WORK TO COMPLETE: Your task is to reproduce, verbatim and without pictures, the lines from the opening of the listing through the line containing "import seaborn as sns".

DATASET EXTRACT:

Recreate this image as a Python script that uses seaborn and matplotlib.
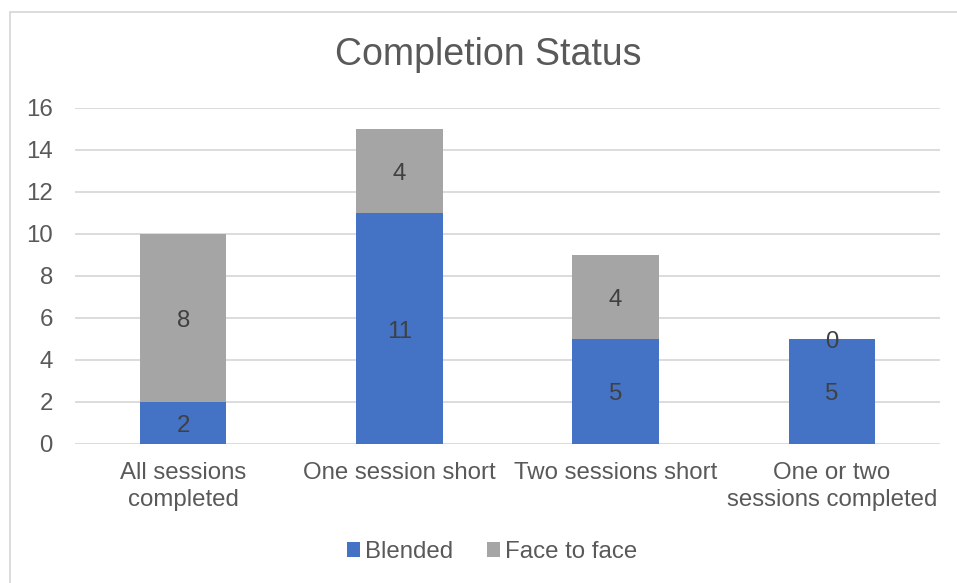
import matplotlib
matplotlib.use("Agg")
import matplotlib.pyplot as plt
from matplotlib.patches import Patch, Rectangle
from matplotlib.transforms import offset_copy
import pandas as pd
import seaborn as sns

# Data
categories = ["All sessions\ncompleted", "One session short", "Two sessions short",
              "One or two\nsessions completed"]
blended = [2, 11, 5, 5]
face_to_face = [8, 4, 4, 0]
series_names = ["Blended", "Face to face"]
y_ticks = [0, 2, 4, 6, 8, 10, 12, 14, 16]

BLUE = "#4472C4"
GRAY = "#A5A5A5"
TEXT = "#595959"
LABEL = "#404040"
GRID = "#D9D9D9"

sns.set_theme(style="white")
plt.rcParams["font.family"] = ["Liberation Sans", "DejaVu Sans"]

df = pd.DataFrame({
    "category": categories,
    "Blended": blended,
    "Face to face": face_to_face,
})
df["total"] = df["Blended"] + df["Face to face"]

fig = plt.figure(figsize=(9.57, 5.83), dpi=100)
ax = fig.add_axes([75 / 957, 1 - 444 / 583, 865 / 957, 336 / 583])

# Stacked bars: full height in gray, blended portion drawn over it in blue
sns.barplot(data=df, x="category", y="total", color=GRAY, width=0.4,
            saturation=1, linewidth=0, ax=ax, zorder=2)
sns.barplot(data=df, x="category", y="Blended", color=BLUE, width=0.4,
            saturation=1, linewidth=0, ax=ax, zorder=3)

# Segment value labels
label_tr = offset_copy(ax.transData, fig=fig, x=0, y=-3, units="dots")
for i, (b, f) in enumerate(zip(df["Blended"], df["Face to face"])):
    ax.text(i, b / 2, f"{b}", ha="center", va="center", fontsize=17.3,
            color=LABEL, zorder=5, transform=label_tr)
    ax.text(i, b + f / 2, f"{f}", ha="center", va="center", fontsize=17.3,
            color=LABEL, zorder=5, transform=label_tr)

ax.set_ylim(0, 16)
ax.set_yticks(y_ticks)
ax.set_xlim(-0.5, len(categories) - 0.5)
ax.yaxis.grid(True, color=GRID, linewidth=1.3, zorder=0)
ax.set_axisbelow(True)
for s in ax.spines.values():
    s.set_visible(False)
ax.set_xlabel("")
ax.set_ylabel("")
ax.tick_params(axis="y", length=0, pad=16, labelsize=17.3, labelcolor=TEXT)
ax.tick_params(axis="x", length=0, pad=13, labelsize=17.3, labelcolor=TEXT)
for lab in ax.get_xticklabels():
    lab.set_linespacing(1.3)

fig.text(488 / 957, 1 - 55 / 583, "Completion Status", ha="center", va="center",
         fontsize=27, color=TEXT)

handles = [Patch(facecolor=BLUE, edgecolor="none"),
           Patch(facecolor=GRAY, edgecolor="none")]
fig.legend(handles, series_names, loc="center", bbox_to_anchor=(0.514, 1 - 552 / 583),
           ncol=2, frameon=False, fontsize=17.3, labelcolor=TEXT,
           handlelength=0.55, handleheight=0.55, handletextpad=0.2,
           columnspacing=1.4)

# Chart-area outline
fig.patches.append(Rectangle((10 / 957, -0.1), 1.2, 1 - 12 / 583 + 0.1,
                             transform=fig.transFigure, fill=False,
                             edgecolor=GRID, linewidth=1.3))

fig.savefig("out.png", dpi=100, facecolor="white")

TASK OUTPUT:
Recreate this image as a Python script that uses seaborn and matplotlib.
import matplotlib
matplotlib.use("Agg")
import matplotlib.pyplot as plt
from matplotlib.patches import Patch, Rectangle
from matplotlib.transforms import offset_copy
import pandas as pd
import seaborn as sns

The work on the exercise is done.